The most drastic revolution however, may be the advent of broadleaf herbicide and the subsequent removal of clover (and other herbaceous species) previously seen as beneficial companion in turf mixes. Originally invented during World War II to increase agricultural production, 2, 4-D has become a ubiquitous and essential component of what we understand as a lawn, most commonly applied in the form of “Weed n Feed” but also infamously combined with the now outlawed 2,4,5-T in the form of “Agent Orange.” It goes without saying that since this development, countless other chemicals have since spun off to attack the invaders of an increasingly specific culture of alien grasses (my primary plant palette at middle field).

During the same period, we see the leaf blower emerge, a cousin of the crop duster and a grandchild of the bellows with which Japanese gardeners used to polish their moss. As mentioned before, the leaf blower not only allows a level of cleanliness unachievable through rake and broom, it also broadened the extents of our clean up and increased the standard of what we expect. The total removal of vegetative matter has become an aesthetic requirement even if not of botanical necessity, suggesting maintenance has become an end to itself. The lawn is reaching its idyll.

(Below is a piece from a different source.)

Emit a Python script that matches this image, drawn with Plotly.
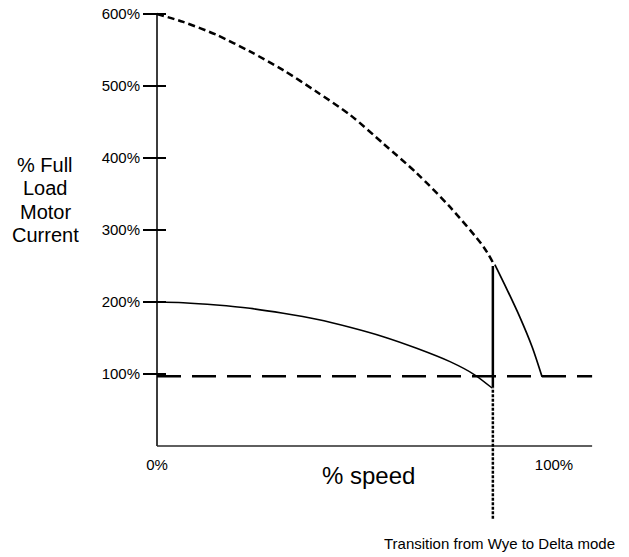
import plotly.graph_objects as go

# ---- data ----
speed_locked = [0, 6.6, 15.0, 23.4, 31.8, 40.2, 48.6, 57.0, 65.4, 73.8, 82.2, 84.7]
current_locked = [600, 589, 571, 548, 522, 492, 460, 420, 379, 332, 277, 254]

speed_wye = [0, 6.6, 15.0, 23.4, 31.8, 40.2, 48.6, 57.0, 65.4, 73.8, 80.1, 84.4]
current_wye = [200, 199, 195.8, 191.2, 184.3, 176, 164.9, 151.8, 135.7, 117.1, 98.6, 80.5]

speed_delta = [85.1, 88.2, 91.4, 94.5, 97.0]
current_delta = [252, 217, 179, 137.5, 96]

transition_speed = 84.6
transition_top = 250
transition_bottom = 81
transition_marker_end = -101

full_load_level = 97
speed_axis_end = 109.6

y_ticks = [100, 200, 300, 400, 500, 600]
y_tick_labels = ["100%", "200%", "300%", "400%", "500%", "600%"]
x_ticks = [0, 100]
x_tick_labels = ["0%", "100%"]

# ---- geometry (pixels) ----
W, H = 629, 557
X0PX, XSCALE = 157, 3.97   # px of 0 %, px per % speed
Y0PX, YSCALE = 446, 0.72   # px of 0 %, px per % current
xr = [-X0PX / XSCALE, (W - X0PX) / XSCALE]
yr = [(Y0PX - H) / YSCALE, Y0PX / YSCALE]

FONT = "Liberation Sans, Arial, sans-serif"
fig = go.Figure()

# axis lines
fig.add_trace(go.Scatter(x=[0, 0], y=[0, max(y_ticks)], mode="lines",
                         line=dict(color="#3c3c3c", width=2), hoverinfo="skip"))
fig.add_trace(go.Scatter(x=[0, speed_axis_end], y=[0, 0], mode="lines",
                         line=dict(color="#2a2a2a", width=1.5), hoverinfo="skip"))

# tick marks crossing y axis
tx, ty = [], []
for v in y_ticks:
    tx += [-14 / XSCALE, 9 / XSCALE, None]
    ty += [v, v, None]
fig.add_trace(go.Scatter(x=tx, y=ty, mode="lines",
                         line=dict(color="black", width=2), hoverinfo="skip"))

# 100% full load reference
fig.add_trace(go.Scatter(x=[0, speed_axis_end], y=[full_load_level, full_load_level],
                         mode="lines", line=dict(color="black", width=2.5, dash="24px,11px"),
                         hoverinfo="skip"))

# locked-rotor (across-the-line) curve
fig.add_trace(go.Scatter(x=speed_locked, y=current_locked, mode="lines",
                         line=dict(color="black", width=2.5, dash="7px,4px", shape="spline",
                                   smoothing=0.8),
                         hoverinfo="skip"))

# wye curve
fig.add_trace(go.Scatter(x=speed_wye, y=current_wye, mode="lines",
                         line=dict(color="black", width=1.5, shape="spline", smoothing=0.8),
                         hoverinfo="skip"))

# delta curve
fig.add_trace(go.Scatter(x=speed_delta, y=current_delta, mode="lines",
                         line=dict(color="black", width=1.7, shape="spline", smoothing=0.8),
                         hoverinfo="skip"))

# transition vertical
fig.add_trace(go.Scatter(x=[transition_speed, transition_speed],
                         y=[transition_bottom, transition_top], mode="lines",
                         line=dict(color="black", width=2.5), hoverinfo="skip"))
fig.add_trace(go.Scatter(x=[transition_speed, transition_speed],
                         y=[transition_marker_end, transition_bottom], mode="lines",
                         line=dict(color="black", width=2.5, dash="3px,1.5px"), hoverinfo="skip"))

fig.update_layout(
    width=W, height=H, margin=dict(l=0, r=0, t=0, b=0),
    paper_bgcolor="white", plot_bgcolor="white", showlegend=False,
    font=dict(family=FONT, color="black", size=15),
    xaxis=dict(range=xr, domain=[0, 1], anchor="free", position=(H - Y0PX) / H,
               showgrid=False, zeroline=False, showline=False,
               tickvals=x_ticks, ticktext=x_tick_labels, ticks="outside",
               ticklen=5, tickcolor="rgba(0,0,0,0)", tickfont=dict(size=15, family=FONT)),
    yaxis=dict(range=yr, domain=[0, 1], anchor="free", position=X0PX / W,
               showgrid=False, zeroline=False, showline=False,
               tickvals=y_ticks, ticktext=y_tick_labels, ticks="outside",
               ticklen=14, tickwidth=2, tickcolor="black",
               tickfont=dict(size=15, family=FONT)),
)

def px_ann(text, xpx, ypx, size):
    fig.add_annotation(text=text, x=xpx / W, y=1 - ypx / H, xref="paper", yref="paper",
                       showarrow=False, xanchor="center", yanchor="middle",
                       font=dict(size=size, family=FONT, color="black"))

for i, line in enumerate(["% Full", "Load", "Motor", "Current"]):
    px_ann(line, 45, 165 + i * 23.3, 20)
px_ann("% speed", 368, 475, 24)
px_ann("Transition from Wye to Delta mode", 499, 543, 15)

fig.write_html("out.html", config={"displayModeBar": False},
               post_script="document.body.style.margin='0px';document.body.style.overflow='hidden';")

The modernization of lawn maintenance– or more specifically, the multiplication of events that compose a carpet of grass — has produced a drastically different physical condition only possible in pre-modern dreams. This landscape is taken as a given, but it is actually a constantly shifting ideal based on the agency of the technology at hand and reflected in its linguistic evolution. Landscape instruments are integral to landscape identity, suggesting that not only can we create different landscapes by simply exchanging instruments, but that landscape typologies evolve with the modernization of our tools.